Michael Skinnider wins 2025 Packard Foundation Fellowship
Michael Skinnider, an assistant professor in the Lewis-Sigler Institute for Integrative Genomics (LSI) and an assistant member of the Ludwig Institute for Cancer Research Princeton Branch, has been awarded a 2025 Packard Fellowship for Science and Engineering.
The fellowships honor “the nation’s most promising early-career scientists and engineers,” according to the David and Lucile Packard Foundation. This year’s cohort includes 20 fellows, who will each receive $875,000 over five years to pursue blue-sky research. Princeton graduate alumni Maggie Hall Miller and Darcy McRose and former postdoc Charlotte Chan are also 2025 Packard Fellows.
“It’s really an honor to receive this,” said Skinnider, whose work uses artificial intelligence to identify chemical structures in our bodies known as “metabolites” and discover how they influence human health. “Many of the previous winners are people I’ve looked up to for many years.”
Skinnider said that the unrestricted nature of the fellowship will enable his team to “test the most exciting and novel hypotheses that we come up with.”
Packard fellowships are among the nation’s largest and most flexible nongovernmental fellowships. Since they were launched in 1988, the Packard Foundation has awarded more than half a billion dollars to 735 scientists and engineers from 55 universities, according to the foundation.
“David Packard believed that science was the cornerstone of America’s progress.
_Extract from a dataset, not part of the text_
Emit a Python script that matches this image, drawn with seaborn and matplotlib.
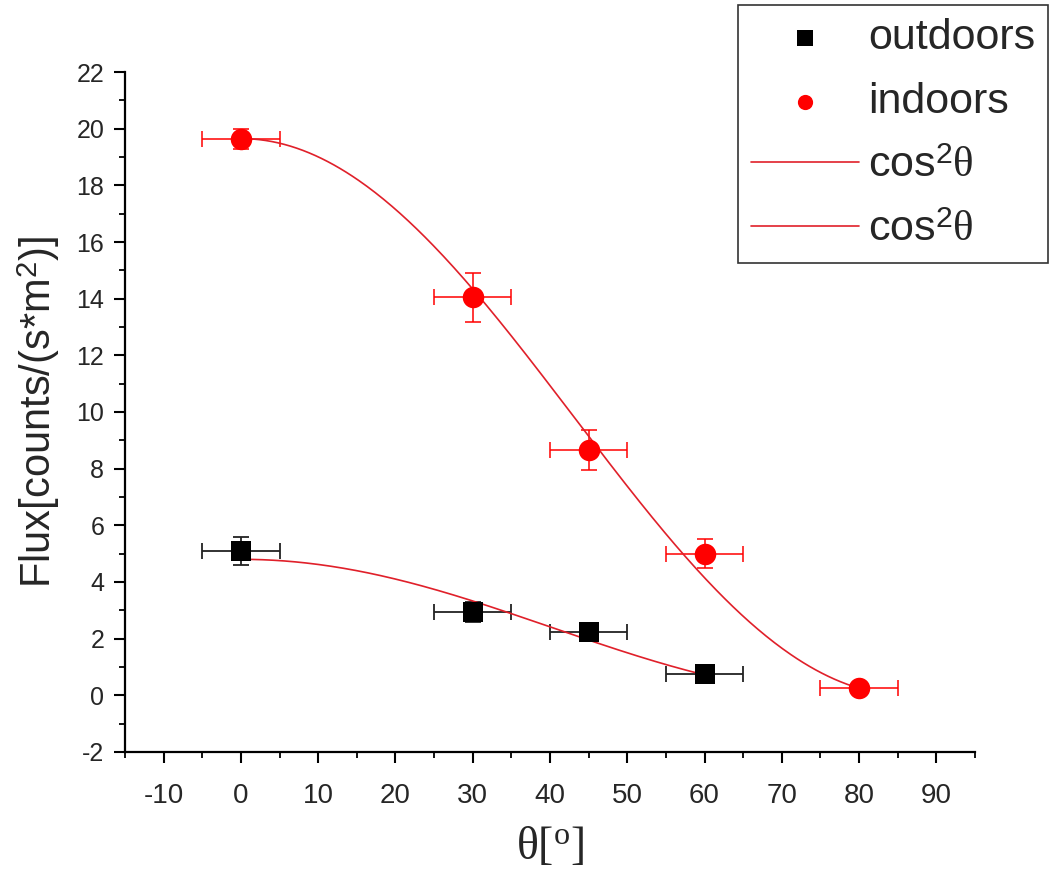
import numpy as np
import pandas as pd
import matplotlib
matplotlib.use("Agg")
import matplotlib.pyplot as plt
from matplotlib.ticker import MultipleLocator
import seaborn as sns

# Measured flux vs zenith angle
theta_out = [0, 30, 45, 60]
flux_out = [5.1, 2.95, 2.25, 0.75]
flux_out_err = [0.5, 0.35, 0.3, 0.12]

theta_in = [0, 30, 45, 60, 80]
flux_in = [19.65, 14.05, 8.65, 5.0, 0.25]
flux_in_err = [0.35, 0.87, 0.7, 0.5, 0.1]

theta_err = 5  # angular resolution, degrees

# Fitted parameters of A*cos^2(B*theta)
fit_out = {"A": 4.8, "B": 1.12, "range": (0, 60)}
fit_in = {"A": 19.65, "B": 1.044, "range": (0, 80)}

x_ticks = list(range(-10, 100, 10))
y_ticks = list(range(-2, 24, 2))

sns.set_theme(style="ticks")
plt.rcParams["font.family"] = ["Liberation Sans", "DejaVu Sans"]
plt.rcParams["axes.unicode_minus"] = False
plt.rcParams["mathtext.fontset"] = "custom"
plt.rcParams["mathtext.rm"] = "Liberation Sans"
plt.rcParams["mathtext.it"] = "Liberation Serif"
plt.rcParams["mathtext.cal"] = "Liberation Serif"

fig = plt.figure(figsize=(10.54, 8.75), dpi=100)
ax = fig.add_axes([0.1186, 0.1406, 0.8064, 0.7771])

red = "#ff0000"


def fit_curve(p, n=300):
    t = np.linspace(p["range"][0], p["range"][1], n)
    return pd.DataFrame({"theta": t,
                         "flux": p["A"] * np.cos(np.radians(p["B"] * t)) ** 2})


df_out = pd.DataFrame({"theta": theta_out, "flux": flux_out})
df_in = pd.DataFrame({"theta": theta_in, "flux": flux_in})

# error bars
ax.errorbar(theta_out, flux_out, xerr=theta_err, yerr=flux_out_err, fmt="none",
            ecolor="#222222", elinewidth=1.3, capsize=6, capthick=1.3, zorder=2)
ax.errorbar(theta_in, flux_in, xerr=theta_err, yerr=flux_in_err, fmt="none",
            ecolor=red, elinewidth=1.1, capsize=6, capthick=1.1, zorder=2)

# data points
sns.scatterplot(data=df_out, x="theta", y="flux", marker="s", s=200, color="black",
                edgecolor="black", linewidth=0, ax=ax, zorder=4, label="outdoors")
sns.scatterplot(data=df_in, x="theta", y="flux", marker="o", s=240, color=red,
                edgecolor=red, linewidth=0, ax=ax, zorder=4, label="indoors")

# fitted curves
sns.lineplot(data=fit_curve(fit_out), x="theta", y="flux", color="#e0202a",
             linewidth=1.2, ax=ax, zorder=3, label=r"$\mathrm{cos}^{2}\theta$")
sns.lineplot(data=fit_curve(fit_in), x="theta", y="flux", color="#e0202a",
             linewidth=1.2, ax=ax, zorder=3, label=r"$\mathrm{cos}^{2}\theta$")

ax.set_xlim(-15, 95)
ax.set_ylim(-2, 22)
ax.set_xticks(x_ticks)
ax.set_yticks(y_ticks)
ax.xaxis.set_minor_locator(MultipleLocator(5))
ax.yaxis.set_minor_locator(MultipleLocator(1))

for side in ["top", "right"]:
    ax.spines[side].set_visible(False)
for side in ["left", "bottom"]:
    ax.spines[side].set_linewidth(1.6)
    ax.spines[side].set_color("black")

ax.tick_params(axis="both", which="major", direction="out", length=8, width=1.5,
               color="black")
ax.tick_params(axis="both", which="minor", direction="out", length=4.5, width=1.3,
               color="black")
ax.tick_params(axis="x", which="major", labelsize=20, pad=14)
ax.tick_params(axis="y", which="major", labelsize=18, pad=7)

ax.set_xlabel(r"$\theta\mathcal{[}^{\mathcal{o}}\mathcal{]}$", fontsize=33, labelpad=12)
ax.set_ylabel(r"Flux[counts/(s*m$^{2}$)]", fontsize=30, labelpad=10)

leg = ax.legend(loc="upper left", bbox_to_anchor=(738 / 1054, 1 - 5 / 875),
                bbox_transform=fig.transFigure, fontsize=31, frameon=True,
                fancybox=False, edgecolor="#333333", framealpha=1,
                borderpad=0.3, labelspacing=0.56, handlelength=2.5,
                handletextpad=0.22, borderaxespad=0)
leg.get_frame().set_linewidth(1.2)
for h in leg.legend_handles[:2]:
    h.set_sizes([120])

fig.savefig("out.png", dpi=100)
He invested in science not only because it drives innovation, but because it is a public good that strengthens our society and our shared future,” said Nancy Lindborg, Packard Foundation president and CEO, in a press release. “These visionary Packard Fellows are pushing the boundaries of knowledge, and their bold ideas will become tomorrow’s real-world solutions.”
The metabolites that Skinnider studies are small and largely unknown molecules in the human body. Skinnider and his group are developing AI technologies to identify these chemical structures and link them to human diseases, including cancer.
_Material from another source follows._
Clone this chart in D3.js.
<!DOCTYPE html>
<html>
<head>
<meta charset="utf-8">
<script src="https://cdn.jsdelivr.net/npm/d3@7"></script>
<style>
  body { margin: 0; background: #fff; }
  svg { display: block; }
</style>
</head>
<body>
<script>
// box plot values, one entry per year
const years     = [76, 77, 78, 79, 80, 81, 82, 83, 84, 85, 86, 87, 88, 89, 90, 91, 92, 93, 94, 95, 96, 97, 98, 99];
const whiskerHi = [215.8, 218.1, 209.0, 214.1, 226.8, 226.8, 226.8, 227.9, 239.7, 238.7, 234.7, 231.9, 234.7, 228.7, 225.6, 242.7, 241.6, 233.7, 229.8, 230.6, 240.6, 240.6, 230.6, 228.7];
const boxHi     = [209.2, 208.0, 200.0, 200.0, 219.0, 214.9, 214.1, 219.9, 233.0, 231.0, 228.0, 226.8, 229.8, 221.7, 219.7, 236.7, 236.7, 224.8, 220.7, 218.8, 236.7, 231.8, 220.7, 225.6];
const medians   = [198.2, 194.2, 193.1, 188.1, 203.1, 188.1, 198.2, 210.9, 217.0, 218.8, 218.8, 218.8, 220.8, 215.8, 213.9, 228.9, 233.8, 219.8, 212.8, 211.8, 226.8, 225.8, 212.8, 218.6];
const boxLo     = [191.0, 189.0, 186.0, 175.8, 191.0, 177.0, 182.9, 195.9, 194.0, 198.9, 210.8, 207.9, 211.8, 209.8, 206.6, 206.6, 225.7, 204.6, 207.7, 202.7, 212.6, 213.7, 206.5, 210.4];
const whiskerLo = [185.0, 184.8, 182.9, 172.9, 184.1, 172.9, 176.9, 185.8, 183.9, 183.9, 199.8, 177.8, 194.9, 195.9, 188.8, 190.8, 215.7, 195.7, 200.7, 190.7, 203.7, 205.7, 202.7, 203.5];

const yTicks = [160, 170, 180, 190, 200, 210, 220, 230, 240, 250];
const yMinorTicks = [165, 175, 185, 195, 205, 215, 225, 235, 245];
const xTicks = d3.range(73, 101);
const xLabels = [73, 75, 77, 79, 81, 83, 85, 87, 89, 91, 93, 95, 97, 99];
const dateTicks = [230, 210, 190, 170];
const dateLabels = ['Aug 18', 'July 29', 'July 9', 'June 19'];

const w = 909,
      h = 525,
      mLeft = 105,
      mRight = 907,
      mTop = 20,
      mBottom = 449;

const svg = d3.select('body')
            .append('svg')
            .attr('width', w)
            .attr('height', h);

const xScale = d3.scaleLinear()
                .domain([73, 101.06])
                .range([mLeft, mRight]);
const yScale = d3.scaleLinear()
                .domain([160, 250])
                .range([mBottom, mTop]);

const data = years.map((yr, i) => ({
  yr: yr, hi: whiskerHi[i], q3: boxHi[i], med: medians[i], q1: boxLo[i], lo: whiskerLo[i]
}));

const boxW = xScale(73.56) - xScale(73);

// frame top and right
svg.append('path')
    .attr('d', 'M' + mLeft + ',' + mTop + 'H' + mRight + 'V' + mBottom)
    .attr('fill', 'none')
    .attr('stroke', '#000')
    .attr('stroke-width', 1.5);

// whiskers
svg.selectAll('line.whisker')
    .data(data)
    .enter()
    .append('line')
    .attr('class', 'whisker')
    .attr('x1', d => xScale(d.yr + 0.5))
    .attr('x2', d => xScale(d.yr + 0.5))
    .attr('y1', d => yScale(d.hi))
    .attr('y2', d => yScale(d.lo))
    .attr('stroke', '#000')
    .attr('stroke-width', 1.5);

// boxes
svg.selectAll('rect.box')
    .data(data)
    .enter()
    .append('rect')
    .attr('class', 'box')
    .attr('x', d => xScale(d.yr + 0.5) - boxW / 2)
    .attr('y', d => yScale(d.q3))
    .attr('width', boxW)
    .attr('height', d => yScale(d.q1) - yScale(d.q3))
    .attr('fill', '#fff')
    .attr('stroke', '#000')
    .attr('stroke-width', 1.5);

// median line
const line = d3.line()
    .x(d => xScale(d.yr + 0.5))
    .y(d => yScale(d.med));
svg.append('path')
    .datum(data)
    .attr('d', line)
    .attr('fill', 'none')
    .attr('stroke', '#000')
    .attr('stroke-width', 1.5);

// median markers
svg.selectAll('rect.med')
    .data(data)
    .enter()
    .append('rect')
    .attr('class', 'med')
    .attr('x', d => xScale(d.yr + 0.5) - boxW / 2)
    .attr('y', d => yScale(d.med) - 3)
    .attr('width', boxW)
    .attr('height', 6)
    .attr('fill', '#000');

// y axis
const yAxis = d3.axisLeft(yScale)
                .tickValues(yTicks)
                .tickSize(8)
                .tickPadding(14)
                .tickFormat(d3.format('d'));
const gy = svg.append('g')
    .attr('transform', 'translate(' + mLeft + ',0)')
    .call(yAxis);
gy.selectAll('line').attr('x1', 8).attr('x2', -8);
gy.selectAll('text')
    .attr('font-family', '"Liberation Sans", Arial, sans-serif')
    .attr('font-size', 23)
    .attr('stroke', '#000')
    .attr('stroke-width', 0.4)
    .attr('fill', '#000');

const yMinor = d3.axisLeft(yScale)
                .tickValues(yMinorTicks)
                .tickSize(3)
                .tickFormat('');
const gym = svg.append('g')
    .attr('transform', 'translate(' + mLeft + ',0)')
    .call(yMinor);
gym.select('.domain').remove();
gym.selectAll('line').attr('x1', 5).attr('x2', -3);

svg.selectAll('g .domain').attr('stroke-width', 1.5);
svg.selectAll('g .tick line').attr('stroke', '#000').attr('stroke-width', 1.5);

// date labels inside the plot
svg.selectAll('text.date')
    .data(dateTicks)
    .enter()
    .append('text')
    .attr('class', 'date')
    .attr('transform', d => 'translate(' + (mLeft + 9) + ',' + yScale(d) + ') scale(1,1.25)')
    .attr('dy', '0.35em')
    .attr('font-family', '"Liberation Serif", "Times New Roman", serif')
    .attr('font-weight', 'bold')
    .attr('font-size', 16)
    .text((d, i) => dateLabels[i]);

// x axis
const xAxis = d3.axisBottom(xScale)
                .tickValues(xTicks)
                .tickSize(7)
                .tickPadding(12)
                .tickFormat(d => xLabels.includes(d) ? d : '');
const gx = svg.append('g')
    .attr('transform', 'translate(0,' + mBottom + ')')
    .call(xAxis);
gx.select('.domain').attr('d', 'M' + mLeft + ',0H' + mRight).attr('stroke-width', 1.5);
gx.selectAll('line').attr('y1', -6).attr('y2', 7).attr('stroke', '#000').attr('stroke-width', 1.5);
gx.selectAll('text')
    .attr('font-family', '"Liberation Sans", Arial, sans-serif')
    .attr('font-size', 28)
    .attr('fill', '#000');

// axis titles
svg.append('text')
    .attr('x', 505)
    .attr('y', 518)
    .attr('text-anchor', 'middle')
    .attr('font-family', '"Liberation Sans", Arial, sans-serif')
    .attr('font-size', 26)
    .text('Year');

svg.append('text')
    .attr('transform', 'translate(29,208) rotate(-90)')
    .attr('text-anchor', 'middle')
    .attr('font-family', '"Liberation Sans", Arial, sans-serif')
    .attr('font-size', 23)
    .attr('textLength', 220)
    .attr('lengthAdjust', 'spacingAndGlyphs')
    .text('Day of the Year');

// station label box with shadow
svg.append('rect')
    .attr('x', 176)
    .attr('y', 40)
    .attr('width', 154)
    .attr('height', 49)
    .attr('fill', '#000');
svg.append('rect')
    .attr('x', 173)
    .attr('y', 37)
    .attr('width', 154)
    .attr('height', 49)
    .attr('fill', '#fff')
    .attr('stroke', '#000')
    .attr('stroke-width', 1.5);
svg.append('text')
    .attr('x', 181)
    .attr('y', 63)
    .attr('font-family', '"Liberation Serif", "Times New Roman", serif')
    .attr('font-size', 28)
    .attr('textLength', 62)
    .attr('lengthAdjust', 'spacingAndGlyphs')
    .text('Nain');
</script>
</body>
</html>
“Much of the chemistry inside our bodies remains uncharted,” his Packard award announcement noted. “Skinnider’s work seeks to enable the discovery of these as-of-yet unknown small molecules (or metabolites) in high throughput. To this end, his laboratory develops and applies computational approaches that tightly integrate biochemical experiments with artificial intelligence to comprehensively map the mammalian metabolome.”
Skinnider said that he loves “the thrill of discovery” when he experimentally validates “some new biological phenomenon or mechanism” that he first predicted computationally.
“I also really like the puzzle-solving aspect of so much of what we do,” he said. “You have all these disparate pieces of analytical data, and you’re trying to piece them together and figure out, ‘What is this metabolite that we think is so interesting but cannot actually identify?’”
Skinnider came to Princeton in 2023. He earned his undergraduate degree from McMaster University and his M.D./Ph.D. from the University of British Columbia. He also spent time as a visiting Ph.D. student at the École Polytechnique Fédérale de Lausanne.
His previous honors include the 2024 Director’s Early Independence Award from the National Institutes of Health (NIH) and the 2023 Young Explorer Award from the journal Science and the NOMIS foundation, among others. He was also included in the 2020 Forbes 30 under 30 list and the 2024 cohort of the “Talented 12” early career researchers by Chemical & Engineering News.
Alumni and former postdoc fellows
Maggie Hall Miller, a 2020 Ph.D. graduate in mathematics, is now an assistant professor at the University of Texas-Austin. Miller's work explores “the limits of what strange behavior we can observe in 4-dimensional space,” according to her award citation.
Darcy McRose, a 2018 Ph.D. graduate in geosciences, is now the Thomas D. and Virginia W. Cabot Career Development Assistant Professor in the Department of Civil and Environmental Engineering at the Massachusetts Institute of Technology. "The McRose lab studies native functions of antibiotics — from shaping beneficial microbial communities at plant roots to soil fertility and pathogen suppression — that support ecosystems, agriculture, and human prosperity,” her citation notes.
Charlotte Chan, who was a postdoctoral fellow in mathematics with Christopher Skinner, is now an assistant professor at the University of Michigan. “Representation theory provides a systematic framework for understanding symmetry, in both quantitative and qualitative terms,” according to her citation. "Chan's work explores arithmetic phenomena through this lens by exhibiting its deep interactions with polynomials.”